In early August, thanks to the collaboration of Kembra Pfahler, the support of Beth Rudin DeWoody, curator of the Munn Artists Program, and program director Jan Huntley, I realized the vision I’d had on my first day in Giverny. So on a sultry day, with the garden at its productive peak, Karen Black strode through the green gates, her nude body painted bright pink, her wild black hair showered with red glitter and piled impossibly high. As she walked the meandering footpaths in thigh-high patent leather stiletto boots, she possessed the garden as though she had returned home to her natural habitat. We photographed her perched at the pond’s edge like a rare bird, reclining in the long green bark, clambering over the rail of one of the Japanese bridges as though she were a creature who lived underneath.
In my conversations with Kembra before she arrived in Giverny, I don’t think either of us imagined just how completely Karen Black would possess the garden. The project was born of an intuitive desire, but the more I think about it, the more the presence of Karen Black harmonizes the spectacle of it. While most bodies in this imposing landscape dissolve into it, the symbolic impact of Karen Black creates a visual equilibrium. And it seems to make a certain sense. Karen Black embodies a tension between nature and anti-nature—her figure is nubile, completely natural, but her skin is coated, painted in vivid monochrome pink or red so she is nude but not exposed.

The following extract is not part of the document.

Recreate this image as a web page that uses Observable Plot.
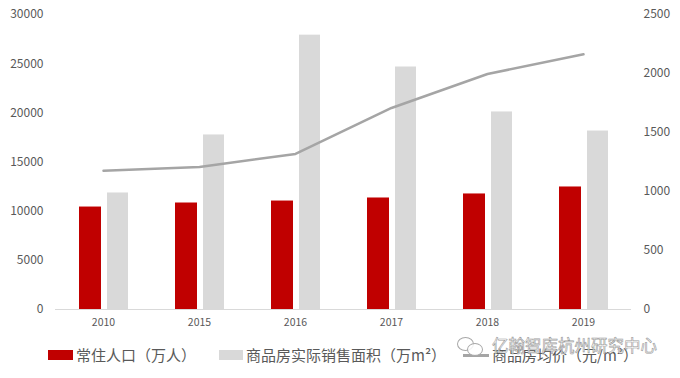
<!DOCTYPE html>
<html><head><meta charset="utf-8">
<script src="https://cdn.jsdelivr.net/npm/d3@7"></script>
<script src="https://cdn.jsdelivr.net/npm/@observablehq/plot@0.6"></script>
<style>
body{margin:0;background:#fff;font-family:"Noto Sans CJK SC","Noto Sans",sans-serif;}
#wrap{position:relative;width:680px;height:378px;overflow:hidden;}
#chart svg{display:block;}
.lg{position:absolute;font-size:15px;color:#595959;line-height:15px;white-space:nowrap;}
.sw{position:absolute;}
#wm{position:absolute;left:492px;top:337px;font-size:16.5px;line-height:17px;color:rgba(255,255,255,0.85);-webkit-text-stroke:0.6px #9a9a9a;white-space:nowrap;}
.ic{position:absolute;border:1.2px solid #a8a8a8;border-radius:50%;background:rgba(255,255,255,0.85);}
</style>
</head><body>
<div id="wrap">
<div id="chart"></div>
<div class="sw" style="left:48px;top:350px;width:25px;height:10px;background:#c00000"></div>
<div class="lg" style="left:76px;top:347px">常住人口（万人）</div>
<div class="sw" style="left:219px;top:350px;width:24px;height:10px;background:#d9d9d9"></div>
<div class="lg" style="left:246px;top:347px">商品房实际销售面积（万m²）</div>
<div class="sw" style="left:463px;top:354px;width:26px;height:2.5px;background:#a5a5a5"></div>
<div class="lg" style="left:492px;top:347px">商品房均价（元/m²）</div>
<div class="ic" style="left:457px;top:337px;width:15px;height:12px"></div>
<div class="ic" style="left:467px;top:343px;width:14px;height:11px"></div>
<div id="wm">亿翰智库杭州研究中心</div>
</div>
<script>
const years = ["2010", "2015", "2016", "2017", "2018", "2019"];
const population = [10420, 10830, 11030, 11340, 11750, 12460];
const salesArea = [11850, 17750, 27900, 24660, 20090, 18150];
const avgPrice = [1176, 1208, 1318, 1708, 1996, 2163];
const leftTicks = [0, 5000, 10000, 15000, 20000, 25000, 30000];
const rightTicks = [0, 500, 1000, 1500, 2000, 2500];
const ratio = 30000 / 2500;

const data = years.map((year, i) => ({year, population: population[i], area: salesArea[i], price: avgPrice[i]}));

const plot = Plot.plot({
  width: 680,
  height: 335,
  marginTop: 14,
  marginBottom: 26,
  marginLeft: 55,
  marginRight: 49,
  style: {fontFamily: "'Noto Sans CJK SC', 'Noto Sans', sans-serif", fontSize: "12px", color: "#595959", background: "#fff"},
  x: {type: "band", domain: years, padding: 0, label: null},
  y: {domain: [0, 30000], label: null},
  marks: [
    Plot.barY(data, {x: "year", y: "population", fill: "#c00000", insetLeft: 24, insetRight: 50}),
    Plot.barY(data, {x: "year", y: "area", fill: "#d9d9d9", insetLeft: 52, insetRight: 23}),
    Plot.ruleY([0], {stroke: "#d9d9d9", strokeWidth: 1}),
    Plot.line(data, {x: "year", y: d => d.price * ratio, stroke: "#a5a5a5", strokeWidth: 2.5}),
    Plot.axisX({tickSize: 0, tickPadding: 9, fontSize: 10.5, label: null}),
    Plot.axisY(leftTicks, {anchor: "left", tickSize: 0, tickPadding: 12, tickFormat: d => String(d), label: null}),
    Plot.axisY(rightTicks.map(v => v * ratio), {anchor: "right", tickSize: 0, tickPadding: 12, tickFormat: d => String(d / ratio), label: null})
  ]
});
document.getElementById("chart").appendChild(plot);
</script>
</body></html>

Wigs upon wigs add up to extreme hair, matching her shiny, thigh-high stilettos. Similarly, her realm in these photos is a garden the beauty of which is overwhelming—the thousands upon thousands of flowers (reproductive organs) renewed by the frottage of bees; and yet the gardens’ apparent naturalism belies the work of its team of gardeners and their assistants, tending and curating the garden from dawn until dusk until the necessary death and darkness of winter overwhelms their power.
Karen Black represents stereotypes of sex and death, feminine beauty and horror, a sense of humor and the macabre. Where the typical allure of the “nude” is often the suggestion of vulnerability, Karen Black is alluring, but not vulnerable. She enriches the mystery, the lore of the garden, lures you into the landscape but keeps you at arm's length. She remains the keyholder of the garden. My favorite image may be the one of Karen Black standing before the greenhouse—a studio of sorts for manicuring and perfecting nature—as though she owns the place.